Keep the logo placement proportional to the garment. A subtle left-chest embroidery often works well for corporate apparel, while a larger screen print can be effective for event shirts. If your brand has a detailed logo, a simplified version may reproduce better at smaller sizes. A digital proof process is valuable here because it lets you check scale, thread or ink colors, and placement before production begins.
Plan Your Budget Around Impact, Not Just Unit Price
Budget matters, but the lowest price does not always create the best result. A $2 item used once has less value than a $15 item used every week. Think about cost per impression, longevity, and relevance to the recipient.
A practical approach is to divide your order into tiers. Use high-volume, lower-cost products for broad awareness. Select mid-range products for employees, prospects, or event attendees you want to engage more deeply. Reserve premium items for key clients, leadership gifts, and major milestones.
Quantity also affects the decision. Ordering for a national event may require a product that is easy to transport and distribute. An employee appreciation program may allow for more personalized choices, including names, departments, or role-specific gear. If you are working against a deadline, product availability and decoration time should be part of the selection process from the beginning.
Make the Logo Work Harder
A promotional product is not a billboard. It is a usable object, and the branding should respect that. Oversized artwork can make even a quality product feel like a giveaway. In many cases, a smaller logo, a clean one-color imprint, or a simple brand mark produces a more polished result.
Choose colors with real-world use in mind. White drinkware can look crisp but may show wear quickly. Dark apparel is practical for field teams but may require contrasting thread or ink for visibility. Neutral colors often extend the life of bags, outerwear, and headwear because they fit more wardrobes and work settings.
It also helps to think beyond the front of the item. A tasteful sleeve print, side imprint, back-neck detail, or secondary logo can add interest without crowding the primary design. The right decoration method depends on the item, artwork, order size, and finish you want to achieve.

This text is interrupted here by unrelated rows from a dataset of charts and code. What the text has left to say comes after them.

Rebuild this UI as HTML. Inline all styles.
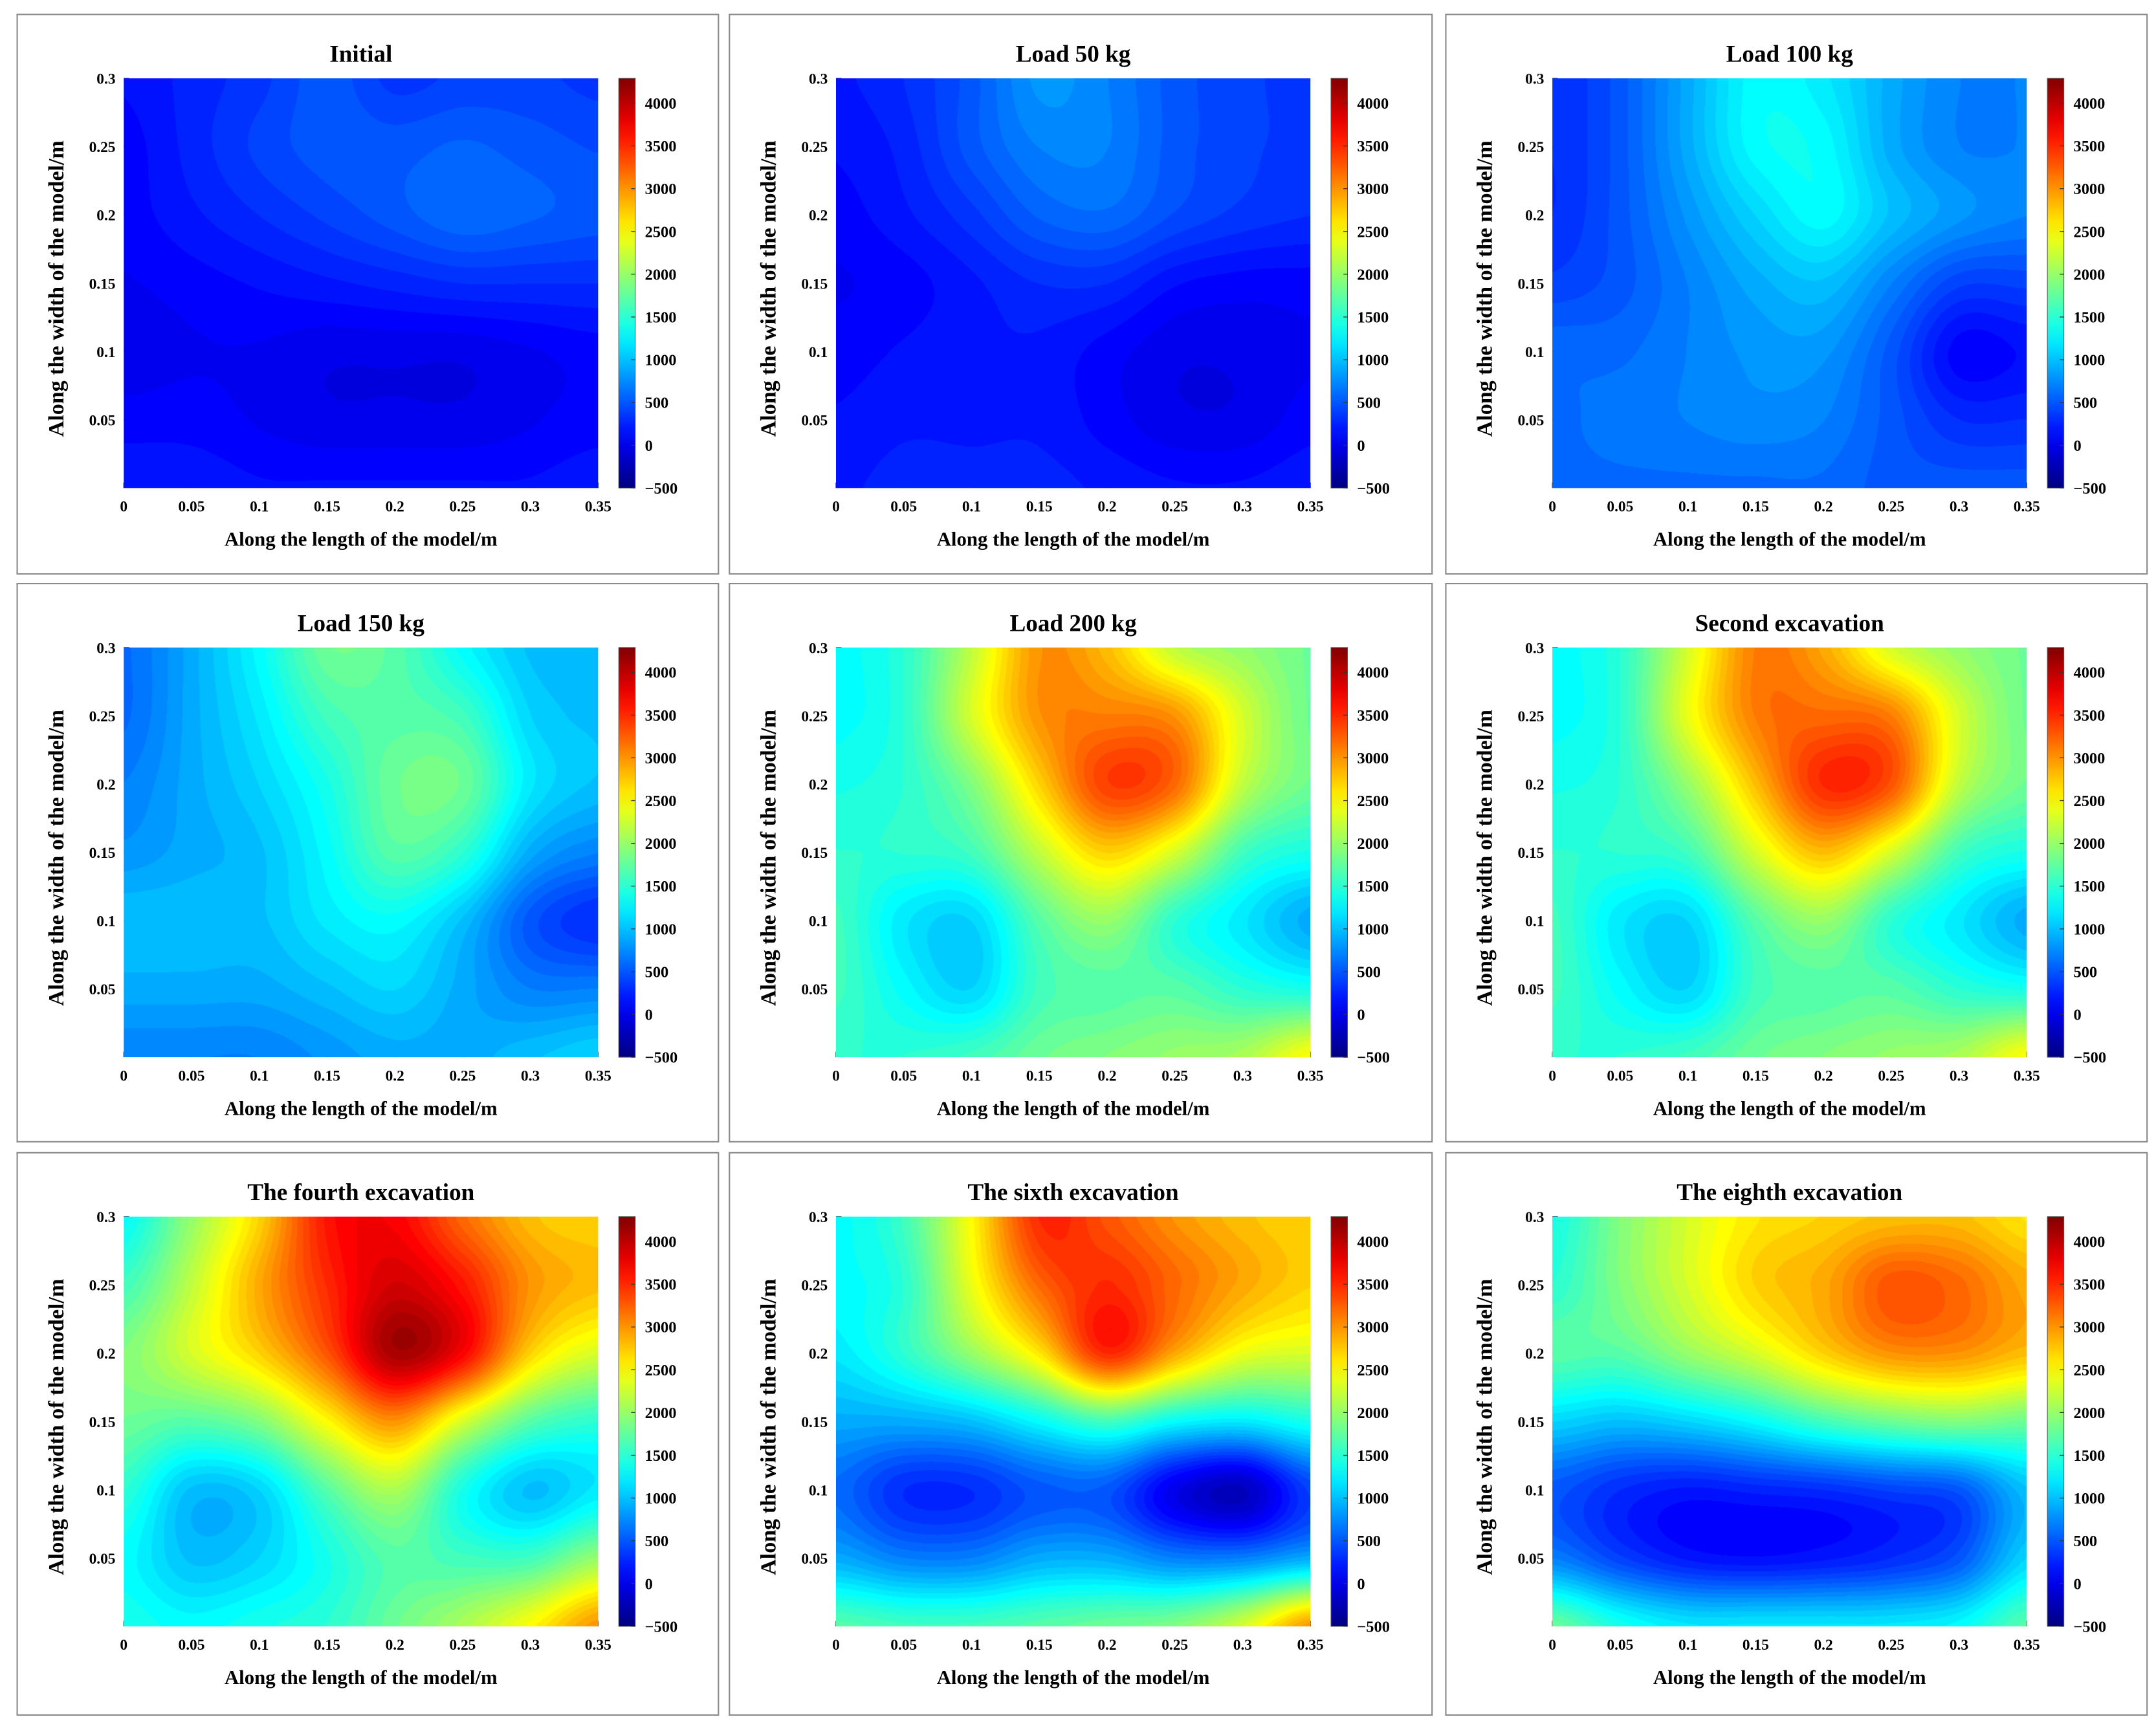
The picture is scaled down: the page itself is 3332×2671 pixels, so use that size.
<!DOCTYPE html>
<html><head><meta charset="utf-8">
<style>
html,body{margin:0;padding:0;background:#fff;}
#root{position:absolute;left:0;top:0;width:1568px;height:1257px;transform:scale(2.125);transform-origin:0 0;}
#svg{position:absolute;left:0;top:0;}
canvas{position:absolute;}
</style></head>
<body>
<div id="root">
<svg id="svg" width="1568" height="1257" viewBox="0 0 1568 1257" xmlns="http://www.w3.org/2000/svg"></svg>
</div>
<script>
// ---- data ----
const titles = ["Initial","Load 50 kg","Load 100 kg","Load 150 kg","Load 200 kg","Second excavation","The fourth excavation","The sixth excavation","The eighth excavation"];
const xTicks = ["0","0.05","0.1","0.15","0.2","0.25","0.3","0.35"];
const yTicks = ["0.05","0.1","0.15","0.2","0.25","0.3"];
const cbTicks = [-500,0,500,1000,1500,2000,2500,3000,3500,4000];
const xGrid = [0,0.05,0.1,0.15,0.2,0.25,0.3,0.35];
const yGrid = [0.3,0.25,0.2,0.15,0.1,0.05,0];
const fieldInitial = [
[150,250,350,500,350,400,400,350],
[100,250,400,500,500,550,500,450],
[100,200,300,400,500,600,550,500],
[50,100,150,200,250,300,300,300],
[0,50,50,0,0,0,50,100],
[100,100,50,0,0,0,50,100],
[200,200,150,150,150,150,150,200]];
const fieldLoad50 = [
[200,300,500,800,700,500,400,350],
[150,250,500,700,700,500,400,350],
[100,200,350,550,600,450,350,300],
[50,100,200,300,300,150,100,100],
[100,150,200,200,100,0,0,50],
[150,200,200,200,100,0,0,100],
[200,250,250,250,200,150,150,200]];
const fieldLoad100 = [
[300,500,900,1300,1200,900,700,700],
[300,500,900,1300,1300,900,700,700],
[300,500,800,1100,1300,1000,800,700],
[400,500,700,900,1000,700,400,400],
[600,600,700,800,800,500,100,150],
[600,650,700,750,700,500,300,300],
[600,600,600,600,600,500,500,500]];
const fieldLoad150 = [
[600,900,1300,1800,1700,1300,1000,1000],
[600,900,1200,1600,1700,1600,1100,1000],
[700,900,1100,1400,1800,1800,1200,1000],
[800,900,1000,1300,1700,1500,900,700],
[1000,1000,1000,1200,1300,1000,500,300],
[900,900,900,1000,1100,900,700,700],
[700,700,700,800,900,900,1000,1100]];
const fieldLoad200 = [
[1300,1500,2200,3000,2800,2200,2000,1800],
[1300,1500,2300,3000,3100,3000,2300,1800],
[1400,1500,1900,2700,3400,3200,2200,1800],
[1500,1500,1600,2200,2700,2300,1600,1400],
[1600,1200,1100,1700,2000,1500,1200,900],
[1600,1300,1100,1600,1700,1700,1500,1400],
[1500,1500,1600,1800,1900,2000,2100,2500]];
const fieldSecond = [
[1300,1500,2300,3100,2900,2300,2000,1800],
[1300,1500,2400,3100,3200,3100,2300,1800],
[1400,1500,2000,2800,3500,3300,2200,1800],
[1500,1500,1600,2300,2800,2300,1600,1400],
[1600,1200,1100,1700,2000,1500,1200,900],
[1600,1300,1100,1600,1700,1700,1500,1400],
[1500,1500,1600,1800,1900,2000,2100,2500]];
const fieldFourth = [
[1300,2000,2700,3600,3700,3200,2800,2700],
[1600,2200,2900,3500,3900,3600,3000,2800],
[1900,2300,2700,3300,4100,3700,2700,2300],
[1800,1700,1900,2500,3000,2300,1700,1500],
[1500,1000,1100,1700,2100,1400,1000,1200],
[1300,1000,1100,1400,1700,1600,1600,2000],
[1400,1300,1400,1500,1800,2100,2500,3000]];
const fieldSixth = [
[1300,1600,2500,3500,3300,3000,2800,2700],
[1300,1500,2400,3200,3500,3200,2900,2700],
[1200,1500,2000,2600,3500,2900,2400,2300],
[900,900,1000,1300,1600,1300,1200,1400],
[600,300,300,500,500,0,-200,400],
[900,700,700,900,900,700,700,900],
[1700,1600,1600,1700,1800,1900,2300,3000]];
const fieldEighth = [
[1400,1900,2300,2600,2700,2800,2800,2600],
[1500,1900,2300,2700,2900,3300,3200,2900],
[1700,1700,2000,2300,2700,3000,3000,2800],
[1100,1000,1100,1300,1600,1800,1900,1800],
[500,300,200,250,300,400,500,1000],
[700,400,200,150,200,300,500,1100],
[1800,1400,1200,1200,1200,1200,1300,1700]];
const fields = [fieldInitial,fieldLoad50,fieldLoad100,fieldLoad150,fieldLoad200,fieldSecond,fieldFourth,fieldSixth,fieldEighth];

// ---- layout ----
const colX = [12,530,1051], colW = [510,511,510];
const rowY = [10,424,838], rowH = [407,406,409];
const vMin = -500, vMax = 4290, xMax = 0.35, yMax = 0.3;
const NS = "http://www.w3.org/2000/svg";
const svg = document.getElementById('svg');
const root = document.getElementById('root');
function el(tag, attrs, parent, text){const e=document.createElementNS(NS,tag);for(const k in attrs)e.setAttribute(k,attrs[k]);if(text!==undefined)e.textContent=text;(parent||svg).appendChild(e);return e;}
function jet(t){const c=v=>Math.max(0,Math.min(1,v));return [c(1.5-Math.abs(4*t-3)),c(1.5-Math.abs(4*t-2)),c(1.5-Math.abs(4*t-1))].map(v=>Math.round(v*255));}
function cr(p0,p1,p2,p3,t){return 0.5*((2*p1)+(-p0+p2)*t+(2*p0-5*p1+4*p2-p3)*t*t+(-p0+3*p1-3*p2+p3)*t*t*t);}
function sample(g,fx,fy){
  const R=g.length,C=g[0].length;
  const cx=Math.min(Math.floor(fx),C-2), cy=Math.min(Math.floor(fy),R-2);
  const tx=fx-cx, ty=fy-cy;
  const gv=(r,c)=>g[Math.max(0,Math.min(R-1,r))][Math.max(0,Math.min(C-1,c))];
  const rows=[];
  for(let j=-1;j<=2;j++) rows.push(cr(gv(cy+j,cx-1),gv(cy+j,cx),gv(cy+j,cx+1),gv(cy+j,cx+2),tx));
  return cr(rows[0],rows[1],rows[2],rows[3],ty);
}
const F = 'font-family:"Liberation Serif",serif;font-weight:bold;';
fields.forEach((g,i)=>{
  const r=Math.floor(i/3), c=i%3;
  const px=colX[c], py=rowY[r];
  const L=px+78, T=py+47, W=345, H=298;
  const xs=v=>L+v/xMax*W, ys=v=>T+H-v/yMax*H, cs=v=>T+H-(v-vMin)/(vMax-vMin)*H;
  const grp=el('g',{});
  
  
  const box=el('rect',{x:px+0.5,y:py+0.5,width:colW[c],height:rowH[r],fill:'#fff',stroke:'#8a8a8a','stroke-width':1},grp);
  
  
  const tt=el('text',{x:L+W/2,y:py+35,'text-anchor':'middle',style:F+'font-size:17.5px'},grp,titles[i]);
  
  
  const cv=document.createElement('canvas');
  
  
  const CW=733, CH=633; cv.width=CW; cv.height=CH;
  cv.style.left=L+'px'; cv.style.top=T+'px'; cv.style.width=W+'px'; cv.style.height=H+'px';
  root.appendChild(cv);
  const ctx=cv.getContext('2d'); const img=ctx.createImageData(CW,CH);
  const step=(vMax-vMin)/60;
  for(let yy=0;yy<CH;yy++){const yv=yMax*(1-(yy+0.5)/CH); const fy=(yGrid[0]-yv)/(yGrid[0]-yGrid[yGrid.length-1])*(yGrid.length-1);
    for(let xx=0;xx<CW;xx++){const xv=xMax*(xx+0.5)/CW; const fx=xv/xGrid[xGrid.length-1]*(xGrid.length-1);
      let v=sample(g,fx,fy); v=vMin+(Math.floor((v-vMin)/step)+0.5)*step;
      const col=jet(Math.max(0,Math.min(1,(v-vMin)/(vMax-vMin))));
      const k=(yy*CW+xx)*4; img.data[k]=col[0];img.data[k+1]=col[1];img.data[k+2]=col[2];img.data[k+3]=255;}}
  ctx.putImageData(img,0,0);
  xTicks.forEach((t,k)=>{const x=xs(xGrid[k]);
    el('line',{x1:x,y1:T+H,x2:x,y2:T+H-4,stroke:'#333','stroke-width':0.6},grp);
    const e=el('text',{x:x,y:T+H+17,'text-anchor':'middle',style:F+'font-size:11px'},grp,t);
    
    });
  yTicks.forEach((t,k)=>{const y=ys(parseFloat(t));
    el('line',{x1:L,y1:y,x2:L+4,y2:y,stroke:'#333','stroke-width':0.6},grp);
    const e=el('text',{x:L-6,y:y+4,'text-anchor':'end',style:F+'font-size:11px'},grp,t);
    
    });
  const xl=el('text',{x:L+W/2,y:T+H+42,'text-anchor':'middle',style:F+'font-size:14.5px'},grp,'Along the length of the model/m');
  
  
  const yl=el('text',{x:0,y:0,'text-anchor':'middle',transform:`translate(${px+34},${T+H/2+4}) rotate(-90)`,style:F+'font-size:16px'},grp,'Along the width of the model/m');
  
  
  const CBx=L+360, CBw=12;
  const defs=el('defs',{},grp);
  const lg=el('linearGradient',{id:'cb'+i,x1:0,y1:1,x2:0,y2:0},defs);
  for(let s=0;s<=20;s++){const col=jet(s/20);el('stop',{offset:s/20,'stop-color':`rgb(${col})`},lg);}
  const cb=el('rect',{x:CBx,y:T,width:CBw,height:H,fill:`url(#cb${i})`,stroke:'#555','stroke-width':0.5},grp);
  
  
  cbTicks.forEach(v=>{const y=cs(v);
    el('line',{x1:CBx+CBw-3,y1:y,x2:CBx+CBw,y2:y,stroke:'#333','stroke-width':0.6},grp);
    const e=el('text',{x:CBx+CBw+7,y:y+4,style:F+'font-size:11.5px'},grp,v<0?'\u2212'+(-v):String(v));
    
    });
});
</script>
</body></html>
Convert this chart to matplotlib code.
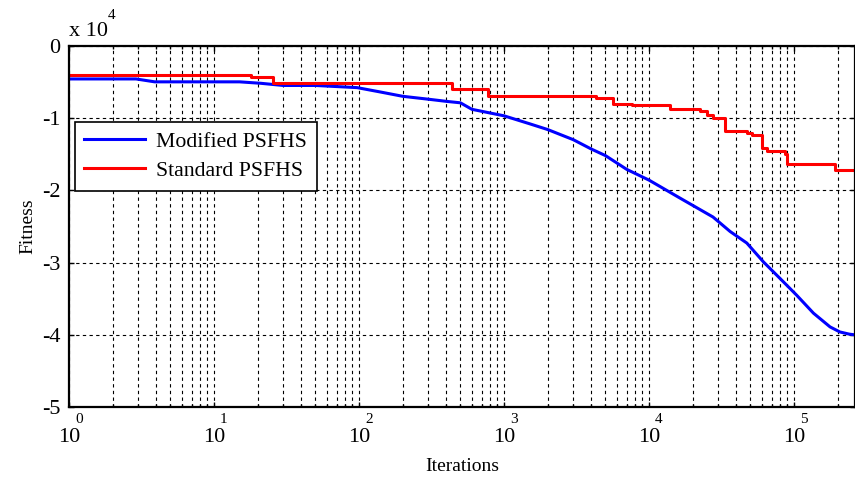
import numpy as np
import matplotlib
matplotlib.use('Agg')
import matplotlib.pyplot as plt
import matplotlib.transforms as mtransforms
from matplotlib.ticker import LogLocator, NullFormatter, FixedLocator

plt.rcParams['font.family'] = ['Liberation Serif', 'DejaVu Serif']
plt.rcParams['axes.unicode_minus'] = False

# fitness in units of 1e4
mod_iter = [1, 2.9, 3.9, 15, 21, 30, 50, 97, 140, 200, 300, 400, 500, 600,
            1000, 1500, 2000, 3000, 4000, 5000, 7000, 10000, 16400, 27600,
            36200, 47200, 61400, 80000, 104000, 136000, 177000, 207000,
            240000, 263000]
mod_fit = [-0.46, -0.46, -0.50, -0.50, -0.52, -0.55, -0.55, -0.58, -0.64,
           -0.70, -0.74, -0.77, -0.79, -0.88, -0.97, -1.08, -1.16, -1.30,
           -1.43, -1.52, -1.71, -1.86, -2.11, -2.37, -2.57, -2.73, -2.99,
           -3.22, -3.45, -3.70, -3.89, -3.96, -3.99, -4.00]

std_iter = [1, 18, 25.5, 437, 776, 4310, 5650, 7630, 13960, 22480, 25100,
            27620, 33420, 47400, 51300, 60200, 65100, 86700, 89500, 191800,
            263000]
std_fit = [-0.40, -0.43, -0.52, -0.60, -0.69, -0.73, -0.80, -0.82, -0.88,
           -0.91, -0.96, -1.00, -1.18, -1.21, -1.24, -1.42, -1.45, -1.50,
           -1.63, -1.72, -1.72]

x_ticks = [1, 10, 100, 1000, 1e4, 1e5]
x_exps = ['0', '1', '2', '3', '4', '5']
y_ticks = [0, -1, -2, -3, -4, -5]
y_labels = ['0', '-1', '-2', '-3', '-4', '-5']

fig = plt.figure(figsize=(8.55, 4.79), dpi=100)
ax = fig.add_axes([0.0807, 0.150, 0.9193, 0.7546])

ax.plot(mod_iter, mod_fit, color=(0, 0, 1), lw=2.2, label='Modified PSFHS')
ax.plot(std_iter, std_fit, color=(1, 0, 0), lw=2.2, drawstyle='steps-post',
        label='Standard PSFHS')

ax.set_xscale('log')
ax.set_xlim(1, 263000)
ax.set_ylim(-5, 0)

ax.xaxis.set_major_locator(FixedLocator(x_ticks))
ax.set_xticklabels(['10'] * len(x_ticks))
ax.xaxis.set_minor_locator(LogLocator(base=10, subs=np.arange(2, 10), numticks=20))
ax.xaxis.set_minor_formatter(NullFormatter())
ax.set_yticks(y_ticks)
ax.set_yticklabels(y_labels)

ax.grid(True, which='major', color='black', linestyle=(0, (3, 3)), lw=0.8)
ax.grid(True, which='minor', axis='x', color='black', linestyle=(0, (3, 3)), lw=0.8)

ax.tick_params(axis='both', which='both', direction='in', top=True, right=True,
               labelsize=16, width=1)
ax.tick_params(axis='x', pad=15)
ax.tick_params(axis='y', pad=6)
for s in ax.spines.values():
    s.set_linewidth(1.6)

# exponents of the log tick labels
trans = mtransforms.blended_transform_factory(ax.transData, ax.transAxes)
for xt, e in zip(x_ticks, x_exps):
    ax.annotate(e, xy=(xt, 0), xycoords=trans, xytext=(7, -9),
                textcoords='offset points', fontsize=11, ha='center',
                va='center', annotation_clip=False)

# multiplier
ax.text(0.0, 1.012, 'x 10', transform=ax.transAxes, fontsize=16,
        ha='left', va='bottom')
ax.annotate('4', xy=(0, 1), xycoords='axes fraction', xytext=(31, 22),
            textcoords='offset points', fontsize=11, ha='center', va='center')

ax.set_xlabel('Iterations', fontsize=14, labelpad=8)
ax.set_ylabel('Fitness', fontsize=14)

leg = ax.legend(loc='upper left', bbox_to_anchor=(0.007, 0.79), fontsize=15.7,
                fancybox=False, framealpha=1, edgecolor='black',
                handlelength=2.8, handletextpad=0.5, labelspacing=0.42,
                borderaxespad=0, borderpad=0.45)
leg.get_frame().set_linewidth(1.2)

fig.savefig('out.png', dpi=100)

Build Products Into a Larger Program
The strongest merchandise programs are not one-time orders. They connect to recurring business moments: onboarding, recruiting, seasonal campaigns, service anniversaries, customer thank-yous, safety initiatives, and annual events.
A company web store can make those programs easier to manage. Employees can order approved apparel in the correct sizes, new hires can receive standardized welcome gear, and multiple locations can access consistent branded products without starting from scratch each time. It reduces administrative work while giving your organization more control over brand presentation.
At Stay Sharp Custom Apparel, the right conversation starts with your audience, workplace, budget, and deadline. With in-house embroidery, careful proofs, and fast two-week turnaround options, the focus is on helping you choose merchandise that supports the job at hand, not simply filling an order.
When you are evaluating your next promotional product, ask one practical question: would the recipient choose to use this if there were no logo on it? If the answer is yes, your brand has earned a place in their routine.